There is no Serial.print for structure. Do I have to pass all the values? One by one?

That question is really hard to answer unless you tell us what the “other side” is :wink: You can do everything from just printing the individual bytes via Serial.print() and decode the bytes using a similar struct on the other side, to print elaborate XML-statements of the individual struct members.

Maybe I really want is to make simple structure, based on a byte or two, send it thru serial and have it decoded on the host side.
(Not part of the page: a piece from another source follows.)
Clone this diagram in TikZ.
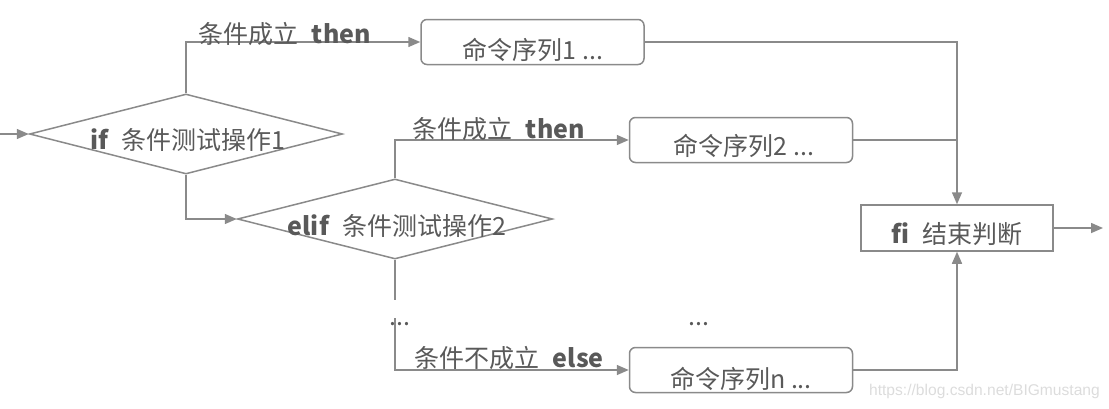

That depends on how many of these structs you need on the Arduino. It only has 1Kb RAM, so if you need 150 of these structs it will be 450 bytes with individual bytes, and still only 150 bytes with your existing format. 300 bytes makes a huge difference on the Arduino :slight_smile:

What about the bitwise operation to make the same thing the way I was asking? How could I achieve that?

Something like this:

int reading, op, sensor, data;

op = something;
sensor = something;
data = something;

reading = (op << 6);
reading |= (sensor << 4);
reading |= data;

Slightly messier than using a struct IMHO.

I really don't see the problem here, unless we're trying to interface with a specific file format or perhaps a hardware register where the actual layout of the bits is important. For internal structures it doesn't matter how the data is represesented - you're accessing it through the struct anyway.

But it's not internal use only - once you start using the struct to effectively format your output, it becomes external. The application is to generate bytes for a serial protocol that gets transmitted to other devices/programs.

-j

But it's not internal use only - once you start using the struct to effectively format your output, it becomes external. The application is to generate bytes for a serial protocol that gets transmitted to other devices/programs.

As I said, the problem is only when interfacing with files of a specific format or hardware. But the problem is still there if you skip the struct and manipulate the bits directly. You still have to deal with the actual format. Using a struct for this makes the code easier to maintain and port. You would of course need to know how the compiler you're using handles structs, but as long as proper documentation exists this is not a problem.

But the problem is still there if you skip the struct and manipulate the bits directly.

No, because if you declare an unsigned byte and twiddle the high bits in it, you know full well what you are changing; it is not implementation dependent (other than endianness, but we won't go there).

Using a struct for this makes the code easier to maintain and port. You would of course need to know how the compiler you're using handles structs,

You do realize these are completely contradictory statements? :)

Anything that depends on a compiler implementation detail (or worse, an optimization setting) is not portable.

-j

You do realize these are completely contradictory statements?

Anything that depends on a compiler implementation detail (or worse, an optimization setting) is not portable.

Structs are used all the time in all portable C-code - this doesn't make the code non-portable. Sure, how the data ends up in memory when using structs are compiler dependent, but this is not a problem. When you need to specify a specific binary data structure using a struct, there are ways to ensure consistent results.

No, because if you declare an unsigned byte and twiddle the high bits in it, you know full well what you are changing; it is not implementation dependent (other than endianness, but we won't go there).

Now you're making assumptions yourself. First of all, there's no such thing as an unsigned byte in C. The size of an int is compiler dependent - in the old days an int was two bytes in TurboC and four bytes in gcc. short int was two bytes in both. Also, different compilers will arrange data in a struct differently, depending on optimization and other design decisions.

Secondly, you can manipulate bits directly but still get in trouble when dealing with "foreign" systems. The problem is not the use of a struct or not, the problem is that you still have to know the inner details of the data you're interfacing with either way. The big difference is when you need to change things, then a struct will make life easier.